Stoltenberg Financial Times’ta NATO’nun yıllardır bu savaşa hazırlandığını ve Rusya’yı askeri olarak mağlup edene, ekonomik olarak mahvedene ve kendi egemenliği altına alana kadar pes etmeyeceğini açıkça itiraf ediyor.

Stoltenberg 2014’ten bu yana “müttefik ülkelerin Ukrayna’nın güvenlik sektörüne ve kurumlarına milyarlarca dolar destek sağladığını ve özel kuvvetler de dâhil olmak üzere on binlerce askeri eğittiğini” övünerek ifade ediyor. Savaşın başlangıcından bu yana NATO’nun “eşi benzeri görülmemiş askeri, insani ve mali destek” sağladığını belirterek şöyle devam ediyor: “Ülkenin savunma ve güvenlik sektörünü uzun vadede güçlendirmesine ve Sovyet dönemi silahlarından NATO standartlarında kabiliyetlere geçiş yapmasına yardımcı olmaya devam edeceğiz.”

Stoltenberg, NATO’nun “Soğuk Savaş’tan bu yana caydırıcılık ve savunmasında en temel değişimi gerçekleştirdiğini, doğu kanadındaki varlığını önemli ölçüde arttırdığını, yüz binlerce askeri daha hazır hale getirdiğini ve en yeni kabiliyetlere yatırım yapmaya devam ettiğini” yazdı.

Yeni bir dünya savaşı tehdidi oluşturan bu politika ancak uluslararası işçi sınıfının bağımsız hareketiyle engellenebilir. Yaşam standartlarının yok edilmesine, ücretlerde, işlerde ve sosyal kazanımlarda kesintilere karşı yapılan grev ve protestoların net bir yönelim ve perspektife ihtiyacı var. Bunlar, savaşa karşı bilinçli bir harekete ve kapitalizmi ortadan kaldırmak için Avrupa, Amerika, Rusya, Ukrayna ve diğer tüm ülkelerin işçilerini birleştiren sosyalist bir hücuma dönüştürülmelidir.

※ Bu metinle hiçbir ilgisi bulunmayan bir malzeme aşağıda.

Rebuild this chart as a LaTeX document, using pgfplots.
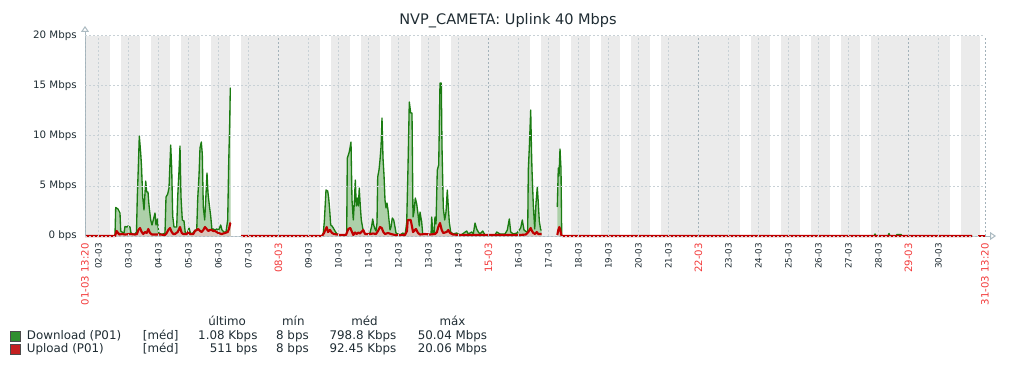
\documentclass[border=0pt]{standalone}
\usepackage{fontspec}
\setmainfont{DejaVu Sans}
\usepackage{pgfplots}
\pgfplotsset{compat=1.18}
\usepackage{pgfplotstable}
\usetikzlibrary{arrows.meta}

\definecolor{dlgreen}{HTML}{1A7C11}
\definecolor{ulred}{HTML}{C00000}
\definecolor{ulfillc}{HTML}{D9C4BA}
\definecolor{bandgray}{HTML}{EBEBEB}
\definecolor{gridcol}{HTML}{C8D1D6}
\definecolor{gridmain}{HTML}{A3B2BA}
\definecolor{axiscol}{HTML}{ACBBC2}
\definecolor{txt}{HTML}{1F2C33}
\definecolor{lblred}{HTML}{F23B3B}
\definecolor{legG}{HTML}{2F8F2F}
\definecolor{legR}{HTML}{C42020}

% x = days since 01-03 00:00, y = Mbps
\pgfplotstableread{
x y
0.5556 0
1.5222 0
1.5556 0.1
1.5789 2.85
1.6556 2.7
1.7222 2.3
1.7456 0.5
1.7889 0.4
1.8556 0.3
1.8889 0.95
1.9556 0.9
1.9889 1.0
2.0556 0.9
2.0889 0.3
2.1556 0.2
2.2222 0.2
2.2722 0.4
2.2989 3.9
2.3322 6.8
2.3656 10.0
2.4122 8.3
2.4389 7.0
2.4789 3.9
2.5222 2.6
2.5789 5.5
2.6122 4.4
2.6556 4.4
2.6889 3.1
2.7456 1.6
2.7889 1.1
2.8322 1.6
2.8889 2.3
2.9222 1.1
2.9656 1.7
3.0122 0.3
3.0889 0.2
3.1556 0.2
3.2222 0.3
3.2556 3.9
3.3122 4.2
3.3556 4.8
3.4122 9.1
3.4456 6.8
3.4789 2.0
3.5222 0.9
3.6122 0.9
3.6456 3.9
3.6889 6.5
3.7222 9.0
3.7556 3.9
3.7989 1.6
3.8556 1.5
3.8989 0.3
3.9556 0.2
4.0222 0.8
4.0789 0.2
4.1556 0.3
4.2222 0.6
4.2789 0.5
4.3122 3.7
4.3556 6.0
4.3889 8.8
4.4322 9.4
4.4656 8.2
4.4989 2.9
4.5456 1.6
4.5889 4.2
4.6222 6.3
4.6556 4.3
4.6989 3.1
4.7456 2.0
4.7889 0.6
4.8322 0.7
4.8889 0.6
4.9456 0.7
5.0122 0.6
5.0789 1.1
5.1222 0.6
5.1889 0.4
5.2556 0.4
5.3122 1.6
5.3456 7.3
5.3789 11.3
5.3989 14.8
5.4122 14.8
}\dlA

\pgfplotstableread{
x y
0.5556 0
1.5556 0
1.6122 0.5
1.6556 0.3
1.7056 0.15
1.7889 0.2
1.8889 0.15
2.0556 0.2
2.2222 0.15
2.2889 0.2
2.3322 0.6
2.3889 0.8
2.4456 0.4
2.4989 0.2
2.5556 0.4
2.6122 0.3
2.6656 0.7
2.7222 0.3
2.7889 0.15
3.0556 0.15
3.2222 0.1
3.2789 0.3
3.3322 0.6
3.3889 0.8
3.4456 0.4
3.4989 0.2
3.5556 0.2
3.6456 0.4
3.7222 0.9
3.7789 0.3
3.8322 0.2
3.9456 0.2
3.9989 0.4
4.0556 0.2
4.1656 0.2
4.2222 0.5
4.2789 0.6
4.3322 0.7
4.3889 0.5
4.4456 0.4
4.4989 0.6
4.5556 0.9
4.6122 0.7
4.6656 0.5
4.7222 0.6
4.7789 0.6
4.8322 0.5
4.8889 0.5
4.9989 0.3
5.1122 0.2
5.2222 0.3
5.3122 0.4
5.3556 0.7
5.3989 1.3
5.4122 1.3
}\ulA

\pgfplotstableread{
x y
5.7556 0
8.4556 0
8.4989 0.3
8.5322 1.4
8.5889 4.6
8.6456 4.5
8.6789 3.8
8.7122 2.6
8.7456 1.1
8.7889 1.0
8.8322 0.8
8.8889 0.5
8.9556 0.2
9.0222 0.1
9.2556 0.1
9.2789 0.3
9.2989 7.8
9.3556 8.3
9.3889 8.8
9.4222 9.4
9.4556 3.6
9.4989 1.6
9.5322 3.3
9.5656 5.6
9.5989 3.0
9.6322 3.8
9.6656 3.0
9.6989 4.8
9.7322 3.0
9.7656 1.6
9.8122 0.8
9.8556 0.3
9.9222 0.2
9.9889 0.2
10.0556 0.3
10.1122 1.0
10.1456 1.7
10.1789 1.1
10.2222 0.7
10.2556 0.5
10.2889 1.3
10.3122 5.9
10.3556 6.6
10.3889 7.6
10.4222 8.9
10.4556 11.8
10.4889 7.8
10.5222 6.1
10.5556 3.6
10.5889 2.8
10.6222 3.3
10.6556 2.6
10.6889 1.6
10.7222 0.6
10.7556 0.9
10.7989 1.8
10.8456 1.6
10.8889 0.9
10.9222 0.3
10.9889 0.2
11.0556 0.1
11.1556 0.3
11.2222 0.1
11.2789 1.3
11.3222 6.9
11.3656 13.4
11.4122 12.3
11.4556 12.3
11.4889 1.9
11.5222 2.4
11.5656 3.8
11.6122 3.2
11.6556 2.2
11.6989 1.0
11.7222 2.4
11.7789 1.4
11.8122 0.2
11.8889 0.1
11.9889 0.1
12.0889 0.1
12.1122 1.9
12.1456 0.4
12.1889 0.2
12.2222 1.9
12.2556 1.2
12.2989 6.6
12.3456 7.1
12.3889 15.3
12.4322 15.3
12.4556 8.9
12.4989 2.8
12.5456 1.6
12.5889 2.4
12.6322 4.6
12.6656 2.9
12.6989 1.4
12.7456 0.4
12.8222 0.2
12.9456 0.3
12.9889 0.2
13.0889 0.1
13.2789 0.5
13.3322 0.2
13.4456 0.4
13.4989 0.2
13.5556 1.3
13.6122 0.7
13.6656 0.4
13.7222 0.2
13.8122 0.5
13.8889 0.1
14.0556 0.1
14.2222 0.1
14.2789 0.4
14.3889 0.2
14.5556 0.2
14.6322 0.6
14.6989 1.7
14.7456 0.4
14.8322 0.2
14.9556 0.3
15.0789 0.8
15.1322 1.6
15.1889 0.6
15.2789 0.4
15.3122 0.5
15.3322 6.6
15.3656 8.8
15.4122 12.6
15.4389 8.5
15.4556 6.6
15.4989 3.1
15.5456 0.7
15.5889 3.3
15.6322 4.9
15.6656 3.3
15.6989 1.5
15.7456 0.6
15.7789 0.6
}\dlB

\pgfplotstableread{
x y
5.7556 0
8.4556 0
8.5222 0.3
8.6122 0.9
8.6556 0.4
8.7222 0.6
8.7889 0.3
8.8556 0.2
9.0556 0.1
9.2556 0.1
9.3322 0.7
9.3989 0.8
9.4556 0.4
9.4989 0.1
9.5556 0.35
9.6122 0.2
9.6656 0.35
9.7222 0.25
9.8322 0.6
9.8889 0.2
10.0556 0.2
10.1556 0.25
10.2556 0.2
10.3222 0.5
10.3889 0.9
10.4456 0.8
10.4989 0.4
10.5556 0.2
10.6556 0.3
10.7556 0.2
10.8889 0.1
11.0556 0.1
11.2222 0.1
11.2889 0.5
11.3122 1.6
11.4122 1.6
11.4456 1.1
11.4889 0.4
11.5889 0.7
11.6556 0.3
11.7222 0.15
11.8889 0.2
12.0556 0.15
12.2222 0.2
12.2889 0.4
12.3322 0.9
12.3889 1.3
12.4456 0.6
12.4989 0.3
12.6122 0.4
12.6656 0.6
12.7222 0.3
12.8222 0.15
13.0556 0.1
13.3889 0.1
13.7222 0.1
14.0556 0.1
14.3889 0.1
14.7222 0.1
15.0556 0.1
15.2556 0.15
15.3322 0.4
15.4122 0.8
15.4556 0.5
15.4989 0.3
15.5556 0.2
15.6122 0.4
15.6656 0.2
15.7789 0.2
}\ulB

\pgfplotstableread{
x y
16.2989 2.9
16.3322 6.8
16.3556 6.0
16.3889 8.7
16.4222 6.7
16.4456 0.1
16.4556 0
26.8556 0
26.8889 0.2
26.9222 0
27.3222 0
27.3556 0.25
27.3889 0
27.5889 0
27.6222 0.15
27.7556 0.15
27.7889 0
30.1222 0
}\dlC

\pgfplotstableread{
x y
16.2989 0.1
16.3322 0.6
16.3656 0.9
16.3989 0.6
16.4322 0.1
16.4556 0
30.1222 0
}\ulC

\pgfplotstableread{
x y
30.3222 0
30.5556 0
}\ulD

\pgfplotsset{
  dlsolid/.style={draw=none, fill=dlgreen!36!white},
  dlline/.style={draw=dlgreen, line width=1pt, mark=none, line join=round},
  ulfill/.style={draw=none, fill=ulfillc},
  ulline/.style={draw=ulred, line width=1.6pt, mark=none, line join=round},
}

\begin{document}
\begin{tikzpicture}
\begin{axis}[
  axis on top,
  at={(63.75pt,99pt)}, anchor=south west,
  scale only axis, width=675pt, height=150pt,
  xmin=0.5556, xmax=30.5556, ymin=0, ymax=20,
  clip=false,
  axis line style={draw=none},
  major tick length=0pt,
  xmajorgrids, ymajorgrids,
  major grid style={gridcol, line width=0.75pt, dash pattern=on 1.5pt off 1.5pt},
  ytick={0,5,10,15,20},
  yticklabels={0 bps,5 Mbps,10 Mbps,15 Mbps,20 Mbps},
  yticklabel style={font=\fontsize{7.7}{9}\selectfont, text=txt, anchor=east, inner sep=0pt},
  yticklabel shift=6pt,
  xtick={1,2,3,4,5,6,8,9,10,11,12,13,15,16,17,18,19,20,22,23,24,25,26,27,29},
  xticklabels={02-03,03-03,04-03,05-03,06-03,07-03,09-03,10-03,11-03,12-03,13-03,14-03,16-03,17-03,18-03,19-03,20-03,21-03,23-03,24-03,25-03,26-03,27-03,28-03,30-03},
  xticklabel style={rotate=90, anchor=east, inner sep=0pt, font=\fontsize{6.6}{8}\selectfont, text=txt},
  xticklabel shift=5.25pt,
  extra x ticks={0.5556,7,14,21,28,30.5556},
  extra x tick labels={01-03 13:20,08-03,15-03,22-03,29-03,31-03 13:20},
  extra x tick style={grid=major,
    major grid style={gridmain, line width=0.75pt, dash pattern=on 1.5pt off 1.5pt},
    xticklabel style={text=lblred, font=\fontsize{7.6}{9}\selectfont}},
]
% non-working time bands (grey) and working hours (white)
\fill[bandgray] (axis cs:0.5556,0) rectangle (axis cs:30.5556,20);
\fill[white] (axis cs:1.375,0) rectangle (axis cs:1.75,20);
\fill[white] (axis cs:2.375,0) rectangle (axis cs:2.75,20);
\fill[white] (axis cs:3.375,0) rectangle (axis cs:3.75,20);
\fill[white] (axis cs:4.375,0) rectangle (axis cs:4.75,20);
\fill[white] (axis cs:5.375,0) rectangle (axis cs:5.75,20);
\fill[white] (axis cs:8.375,0) rectangle (axis cs:8.75,20);
\fill[white] (axis cs:9.375,0) rectangle (axis cs:9.75,20);
\fill[white] (axis cs:10.375,0) rectangle (axis cs:10.75,20);
\fill[white] (axis cs:11.375,0) rectangle (axis cs:11.75,20);
\fill[white] (axis cs:12.375,0) rectangle (axis cs:12.75,20);
\fill[white] (axis cs:15.375,0) rectangle (axis cs:15.75,20);
\fill[white] (axis cs:16.375,0) rectangle (axis cs:16.75,20);
\fill[white] (axis cs:17.375,0) rectangle (axis cs:17.75,20);
\fill[white] (axis cs:18.375,0) rectangle (axis cs:18.75,20);
\fill[white] (axis cs:19.375,0) rectangle (axis cs:19.75,20);
\fill[white] (axis cs:22.375,0) rectangle (axis cs:22.75,20);
\fill[white] (axis cs:23.375,0) rectangle (axis cs:23.75,20);
\fill[white] (axis cs:24.375,0) rectangle (axis cs:24.75,20);
\fill[white] (axis cs:25.375,0) rectangle (axis cs:25.75,20);
\fill[white] (axis cs:26.375,0) rectangle (axis cs:26.75,20);
\fill[white] (axis cs:29.375,0) rectangle (axis cs:29.75,20);
\fill[white] (axis cs:30.375,0) rectangle (axis cs:30.5556,20);

% axis lines with open arrow heads
\draw[axiscol, line width=0.75pt, -{Triangle[open, length=4.5pt, width=6pt]}]
  (rel axis cs:0,0) -- (rel axis cs:0,1.05);
\draw[axiscol, line width=0.75pt, -{Triangle[open, length=4.5pt, width=6pt]}]
  (rel axis cs:0,0) -- (rel axis cs:1.0122,0);

% Download (green)
\addplot[dlsolid] table {\dlA} \closedcycle;
\addplot[dlsolid] table {\dlB} \closedcycle;
\addplot[dlsolid] table {\dlC} \closedcycle;
\addplot[dlline] table {\dlA};
\addplot[dlline] table {\dlB};
\addplot[dlline] table {\dlC};
% Upload (red)
\addplot[ulfill] table {\ulA} \closedcycle;
\addplot[ulline] table {\ulA};
\addplot[ulfill] table {\ulB} \closedcycle;
\addplot[ulline] table {\ulB};
\addplot[ulfill] table {\ulC} \closedcycle;
\addplot[ulline] table {\ulC};
\addplot[ulline] table {\ulD};
\end{axis}

% title
\node[anchor=base, inner sep=0pt, font=\fontsize{10.9}{13}\selectfont, text=txt]
  at (381pt,257.25pt) {NVP\_CAMETA: Uplink 40 Mbps};

% legend
\begin{scope}[every node/.style={inner sep=0pt, font=\fontsize{8.9}{10.5}\selectfont, text=txt}]
\node[anchor=base] at (170.4pt,31.7pt) {último};
\node[anchor=base] at (220pt,31.7pt) {mín};
\node[anchor=base] at (273.4pt,31.7pt) {méd};
\node[anchor=base] at (339.4pt,31.7pt) {máx};

\filldraw[fill=legG, draw=black!70, line width=0.6pt] (7.6pt,20.3pt) rectangle (15.4pt,27.7pt);
\node[anchor=base west] at (20pt,21.5pt) {Download (P01)};
\node[anchor=base west] at (107pt,21.5pt) {[méd]};
\node[anchor=base east] at (193.3pt,21.5pt) {1.08 Kbps};
\node[anchor=base east] at (231.75pt,21.5pt) {8 bps};
\node[anchor=base east] at (297.5pt,21.5pt) {798.8 Kbps};
\node[anchor=base east] at (365.5pt,21.5pt) {50.04 Mbps};

\filldraw[fill=legR, draw=black!70, line width=0.6pt] (7.6pt,10.3pt) rectangle (15.4pt,17.7pt);
\node[anchor=base west] at (20pt,11.5pt) {Upload (P01)};
\node[anchor=base west] at (107pt,11.5pt) {[méd]};
\node[anchor=base east] at (193.3pt,11.5pt) {511 bps};
\node[anchor=base east] at (231.75pt,11.5pt) {8 bps};
\node[anchor=base east] at (297.5pt,11.5pt) {92.45 Kbps};
\node[anchor=base east] at (365.5pt,11.5pt) {20.06 Mbps};
\end{scope}

\pgfresetboundingbox
\useasboundingbox (0,0) rectangle (762pt,276pt);
\end{tikzpicture}
\end{document}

Hali vakti yerinde üst orta sınıfın sahte sol partileri, sendikalarla birlikte, ABD-NATO’nun savaş yönelimini benimsemiş durumda. Almanya’nın nükleer silah geliştirmesini talep eden Yeşiller Partili Dışişleri Bakanı Annalena Baerbock ile birlikte Yeşiller, Almanya’daki en açık savaş kışkırtıcısı partiler arasında yer alıyor. İşçi sınıfı içinde savaşa ve artan hayat pahalılığına karşı büyüyen muhalefet, tüm bu partilerle kıyasıya bir çatışmaya girecektir.

Savaşa karşı mücadele bilinçli bir sosyalist önderliğin, yani Sosyalist Eşitlik Partisi ve Dördüncü Enternasyonal’in Uluslararası Komitesi’nin inşasını gerektirmektedir.